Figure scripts
============
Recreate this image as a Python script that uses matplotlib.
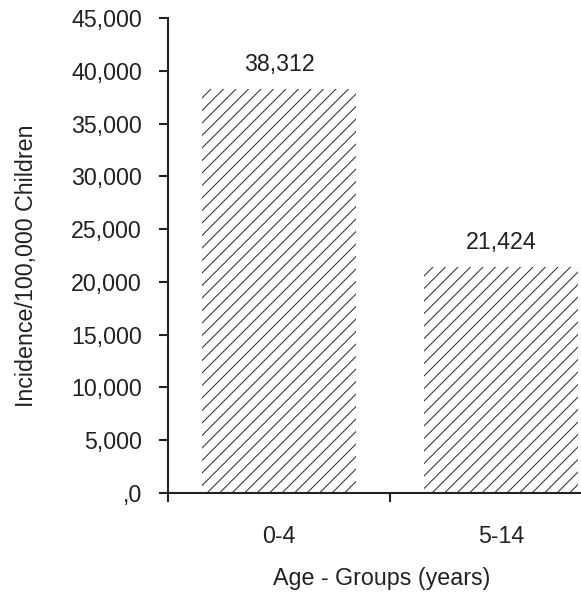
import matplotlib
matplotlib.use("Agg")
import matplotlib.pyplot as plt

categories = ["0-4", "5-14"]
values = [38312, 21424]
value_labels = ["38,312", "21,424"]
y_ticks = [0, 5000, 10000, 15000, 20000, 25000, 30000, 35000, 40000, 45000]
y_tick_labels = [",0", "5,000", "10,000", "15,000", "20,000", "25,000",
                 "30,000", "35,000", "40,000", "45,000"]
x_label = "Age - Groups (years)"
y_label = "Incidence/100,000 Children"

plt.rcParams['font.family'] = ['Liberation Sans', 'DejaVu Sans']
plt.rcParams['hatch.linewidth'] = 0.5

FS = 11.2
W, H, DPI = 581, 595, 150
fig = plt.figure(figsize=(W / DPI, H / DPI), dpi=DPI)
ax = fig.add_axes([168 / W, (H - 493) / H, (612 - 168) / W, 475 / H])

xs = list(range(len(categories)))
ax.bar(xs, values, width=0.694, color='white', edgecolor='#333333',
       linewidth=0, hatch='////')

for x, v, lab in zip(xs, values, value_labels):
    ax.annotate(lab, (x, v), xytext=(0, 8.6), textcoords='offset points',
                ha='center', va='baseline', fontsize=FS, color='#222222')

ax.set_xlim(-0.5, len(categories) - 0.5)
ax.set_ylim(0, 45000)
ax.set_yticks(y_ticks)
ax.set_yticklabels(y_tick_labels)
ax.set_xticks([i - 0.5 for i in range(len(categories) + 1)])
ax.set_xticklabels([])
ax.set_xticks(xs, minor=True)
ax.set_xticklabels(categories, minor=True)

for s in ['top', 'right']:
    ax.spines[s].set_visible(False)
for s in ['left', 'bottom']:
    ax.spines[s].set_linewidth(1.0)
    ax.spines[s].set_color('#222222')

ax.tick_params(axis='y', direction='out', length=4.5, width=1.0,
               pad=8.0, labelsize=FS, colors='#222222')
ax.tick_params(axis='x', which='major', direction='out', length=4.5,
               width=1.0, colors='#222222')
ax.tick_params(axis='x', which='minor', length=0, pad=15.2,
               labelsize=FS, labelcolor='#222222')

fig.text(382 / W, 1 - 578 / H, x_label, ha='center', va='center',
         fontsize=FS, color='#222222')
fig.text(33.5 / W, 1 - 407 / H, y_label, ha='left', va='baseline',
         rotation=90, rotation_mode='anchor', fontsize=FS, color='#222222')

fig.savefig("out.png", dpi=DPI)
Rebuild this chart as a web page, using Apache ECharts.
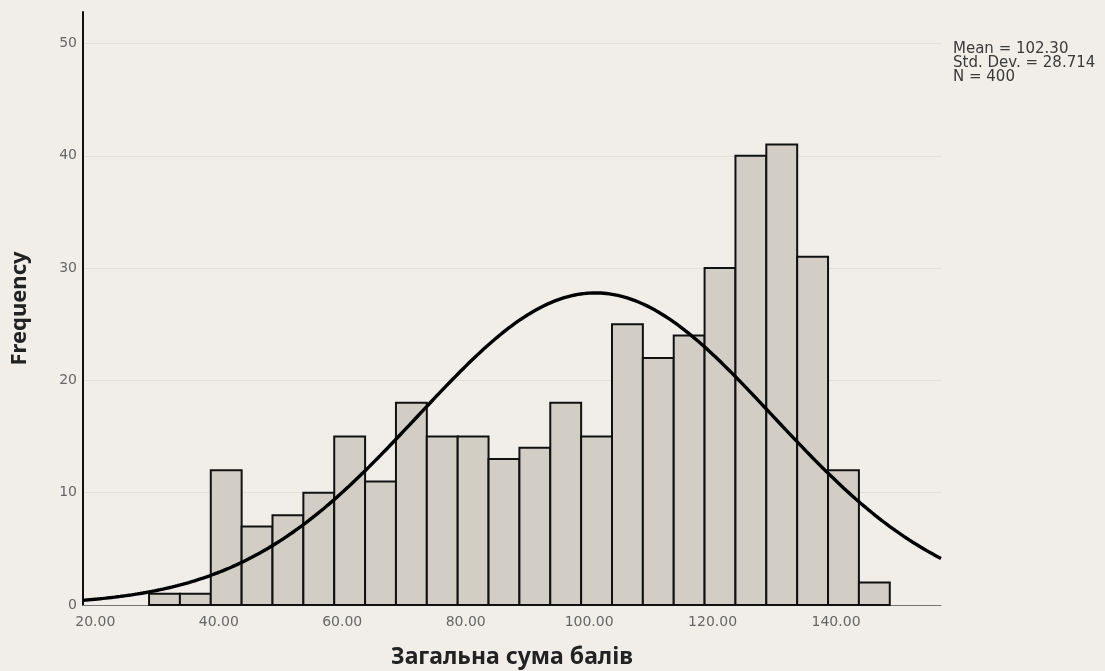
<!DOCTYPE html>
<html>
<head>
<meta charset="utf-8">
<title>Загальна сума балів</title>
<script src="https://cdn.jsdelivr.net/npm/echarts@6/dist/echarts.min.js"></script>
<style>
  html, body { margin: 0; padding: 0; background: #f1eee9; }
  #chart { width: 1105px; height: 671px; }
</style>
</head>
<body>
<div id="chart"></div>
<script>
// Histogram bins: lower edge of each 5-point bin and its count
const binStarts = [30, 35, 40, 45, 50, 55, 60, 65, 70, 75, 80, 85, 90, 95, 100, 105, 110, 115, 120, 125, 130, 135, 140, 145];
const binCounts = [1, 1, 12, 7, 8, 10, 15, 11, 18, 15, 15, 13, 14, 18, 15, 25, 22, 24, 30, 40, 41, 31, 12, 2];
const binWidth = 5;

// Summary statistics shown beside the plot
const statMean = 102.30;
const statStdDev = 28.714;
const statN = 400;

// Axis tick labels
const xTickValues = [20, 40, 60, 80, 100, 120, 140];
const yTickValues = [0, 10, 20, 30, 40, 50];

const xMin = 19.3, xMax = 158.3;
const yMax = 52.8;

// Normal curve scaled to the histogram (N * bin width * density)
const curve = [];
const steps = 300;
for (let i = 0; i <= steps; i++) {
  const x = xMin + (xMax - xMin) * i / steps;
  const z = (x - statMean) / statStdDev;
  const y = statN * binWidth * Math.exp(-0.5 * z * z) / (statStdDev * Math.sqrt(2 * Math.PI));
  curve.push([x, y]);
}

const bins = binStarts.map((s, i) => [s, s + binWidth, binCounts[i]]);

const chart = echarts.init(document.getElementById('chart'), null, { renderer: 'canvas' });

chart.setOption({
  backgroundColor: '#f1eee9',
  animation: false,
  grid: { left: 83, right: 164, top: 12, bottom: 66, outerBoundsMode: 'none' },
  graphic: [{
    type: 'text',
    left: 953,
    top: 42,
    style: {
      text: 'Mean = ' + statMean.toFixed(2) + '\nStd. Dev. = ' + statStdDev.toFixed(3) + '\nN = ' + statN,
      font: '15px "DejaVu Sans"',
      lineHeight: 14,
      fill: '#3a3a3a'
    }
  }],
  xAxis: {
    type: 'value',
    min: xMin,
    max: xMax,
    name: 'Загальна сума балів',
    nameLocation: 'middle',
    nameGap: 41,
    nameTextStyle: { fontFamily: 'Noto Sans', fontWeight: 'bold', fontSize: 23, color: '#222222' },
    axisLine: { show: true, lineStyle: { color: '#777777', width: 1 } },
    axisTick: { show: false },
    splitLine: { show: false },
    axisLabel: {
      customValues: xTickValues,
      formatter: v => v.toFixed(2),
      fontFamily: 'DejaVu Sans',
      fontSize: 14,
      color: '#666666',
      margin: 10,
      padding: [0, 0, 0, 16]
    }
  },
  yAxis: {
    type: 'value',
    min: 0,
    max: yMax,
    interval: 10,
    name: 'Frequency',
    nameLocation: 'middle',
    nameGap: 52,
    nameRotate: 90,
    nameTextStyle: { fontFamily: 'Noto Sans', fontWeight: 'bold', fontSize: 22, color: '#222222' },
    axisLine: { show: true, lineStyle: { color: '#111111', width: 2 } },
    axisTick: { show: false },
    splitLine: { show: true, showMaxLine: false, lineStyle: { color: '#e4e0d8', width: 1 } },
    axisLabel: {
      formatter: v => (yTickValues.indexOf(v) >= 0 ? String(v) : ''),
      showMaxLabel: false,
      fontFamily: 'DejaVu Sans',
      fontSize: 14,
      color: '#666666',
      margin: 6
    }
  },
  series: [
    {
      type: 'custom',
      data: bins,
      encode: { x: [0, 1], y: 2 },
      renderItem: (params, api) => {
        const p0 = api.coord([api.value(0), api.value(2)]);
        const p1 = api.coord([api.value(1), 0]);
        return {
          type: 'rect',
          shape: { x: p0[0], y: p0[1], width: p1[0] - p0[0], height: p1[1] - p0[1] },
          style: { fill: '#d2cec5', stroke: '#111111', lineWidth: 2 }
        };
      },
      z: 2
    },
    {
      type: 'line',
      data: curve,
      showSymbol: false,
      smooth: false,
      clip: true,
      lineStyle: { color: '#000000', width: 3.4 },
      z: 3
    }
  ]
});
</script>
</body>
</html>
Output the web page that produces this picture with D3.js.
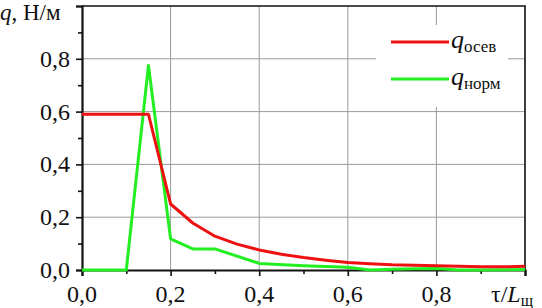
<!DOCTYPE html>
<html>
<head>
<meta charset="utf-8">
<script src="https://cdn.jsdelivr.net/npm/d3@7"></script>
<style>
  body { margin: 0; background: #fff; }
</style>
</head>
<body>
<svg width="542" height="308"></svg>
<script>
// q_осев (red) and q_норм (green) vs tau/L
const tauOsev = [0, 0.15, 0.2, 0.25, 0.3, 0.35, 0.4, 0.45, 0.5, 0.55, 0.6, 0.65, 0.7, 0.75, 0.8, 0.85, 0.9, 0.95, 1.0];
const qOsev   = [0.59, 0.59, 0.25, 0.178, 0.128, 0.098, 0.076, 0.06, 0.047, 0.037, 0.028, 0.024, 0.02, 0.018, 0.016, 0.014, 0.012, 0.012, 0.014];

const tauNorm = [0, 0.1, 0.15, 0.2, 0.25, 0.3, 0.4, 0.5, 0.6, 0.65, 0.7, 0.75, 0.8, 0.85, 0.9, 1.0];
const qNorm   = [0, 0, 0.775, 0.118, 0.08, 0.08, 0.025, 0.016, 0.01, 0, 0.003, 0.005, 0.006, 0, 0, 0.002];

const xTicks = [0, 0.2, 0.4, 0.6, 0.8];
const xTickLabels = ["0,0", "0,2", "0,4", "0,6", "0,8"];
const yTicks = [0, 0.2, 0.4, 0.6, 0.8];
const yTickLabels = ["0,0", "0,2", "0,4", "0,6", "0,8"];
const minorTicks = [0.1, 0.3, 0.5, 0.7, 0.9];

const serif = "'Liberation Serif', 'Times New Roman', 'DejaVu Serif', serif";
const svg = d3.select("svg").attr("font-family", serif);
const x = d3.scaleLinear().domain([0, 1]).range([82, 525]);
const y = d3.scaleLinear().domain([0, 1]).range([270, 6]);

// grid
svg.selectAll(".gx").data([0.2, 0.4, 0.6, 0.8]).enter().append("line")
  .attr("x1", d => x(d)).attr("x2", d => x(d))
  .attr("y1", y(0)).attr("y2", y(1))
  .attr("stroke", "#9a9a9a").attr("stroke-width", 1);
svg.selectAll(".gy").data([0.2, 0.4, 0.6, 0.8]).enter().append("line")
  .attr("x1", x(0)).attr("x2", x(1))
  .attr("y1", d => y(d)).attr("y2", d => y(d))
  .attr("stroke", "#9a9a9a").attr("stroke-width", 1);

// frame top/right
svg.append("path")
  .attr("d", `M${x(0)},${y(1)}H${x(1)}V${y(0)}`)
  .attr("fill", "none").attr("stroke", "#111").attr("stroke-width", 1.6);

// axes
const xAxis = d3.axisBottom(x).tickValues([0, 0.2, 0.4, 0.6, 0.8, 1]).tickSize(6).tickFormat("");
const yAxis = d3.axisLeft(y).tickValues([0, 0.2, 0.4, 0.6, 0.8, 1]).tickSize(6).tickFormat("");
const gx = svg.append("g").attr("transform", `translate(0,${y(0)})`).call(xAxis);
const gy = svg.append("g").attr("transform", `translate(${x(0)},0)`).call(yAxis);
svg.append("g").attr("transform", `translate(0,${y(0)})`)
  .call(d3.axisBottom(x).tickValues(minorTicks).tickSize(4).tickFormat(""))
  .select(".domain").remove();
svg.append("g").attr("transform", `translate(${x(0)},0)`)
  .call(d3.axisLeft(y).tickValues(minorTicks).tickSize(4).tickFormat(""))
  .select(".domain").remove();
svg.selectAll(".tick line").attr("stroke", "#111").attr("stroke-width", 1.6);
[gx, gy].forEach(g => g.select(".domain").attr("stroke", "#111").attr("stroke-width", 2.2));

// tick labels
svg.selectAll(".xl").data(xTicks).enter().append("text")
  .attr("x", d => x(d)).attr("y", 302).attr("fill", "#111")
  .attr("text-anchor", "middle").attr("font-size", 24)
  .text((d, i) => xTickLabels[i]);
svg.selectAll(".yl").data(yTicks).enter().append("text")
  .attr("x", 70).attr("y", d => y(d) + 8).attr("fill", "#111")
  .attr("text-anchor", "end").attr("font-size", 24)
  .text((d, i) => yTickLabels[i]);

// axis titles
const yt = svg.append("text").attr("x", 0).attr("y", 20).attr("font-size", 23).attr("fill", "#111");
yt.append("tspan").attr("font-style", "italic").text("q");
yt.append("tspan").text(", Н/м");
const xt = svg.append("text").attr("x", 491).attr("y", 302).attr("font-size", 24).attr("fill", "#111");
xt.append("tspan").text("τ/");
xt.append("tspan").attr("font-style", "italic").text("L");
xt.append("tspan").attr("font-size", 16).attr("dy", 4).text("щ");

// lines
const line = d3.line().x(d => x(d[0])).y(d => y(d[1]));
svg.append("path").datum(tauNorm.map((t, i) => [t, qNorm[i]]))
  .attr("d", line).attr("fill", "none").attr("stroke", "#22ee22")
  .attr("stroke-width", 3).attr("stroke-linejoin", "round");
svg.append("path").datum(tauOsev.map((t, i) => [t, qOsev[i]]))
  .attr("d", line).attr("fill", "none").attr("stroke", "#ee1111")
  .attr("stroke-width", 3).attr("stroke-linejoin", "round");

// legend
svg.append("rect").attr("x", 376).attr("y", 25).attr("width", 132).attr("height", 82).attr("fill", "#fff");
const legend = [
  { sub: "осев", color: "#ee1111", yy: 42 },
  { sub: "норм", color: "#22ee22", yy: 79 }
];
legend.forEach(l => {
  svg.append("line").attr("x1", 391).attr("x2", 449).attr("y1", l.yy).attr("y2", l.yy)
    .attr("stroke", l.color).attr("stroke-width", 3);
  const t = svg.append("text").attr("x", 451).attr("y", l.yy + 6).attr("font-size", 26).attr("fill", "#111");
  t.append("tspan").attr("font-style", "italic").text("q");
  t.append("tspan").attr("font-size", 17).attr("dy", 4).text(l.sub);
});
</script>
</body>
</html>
============
* _WHAT NEEDS TO BE DONE_
Only the number should be given: how many lines of the data contain the word "matplotlib"?

* _EXERCISE SOLUTION_
4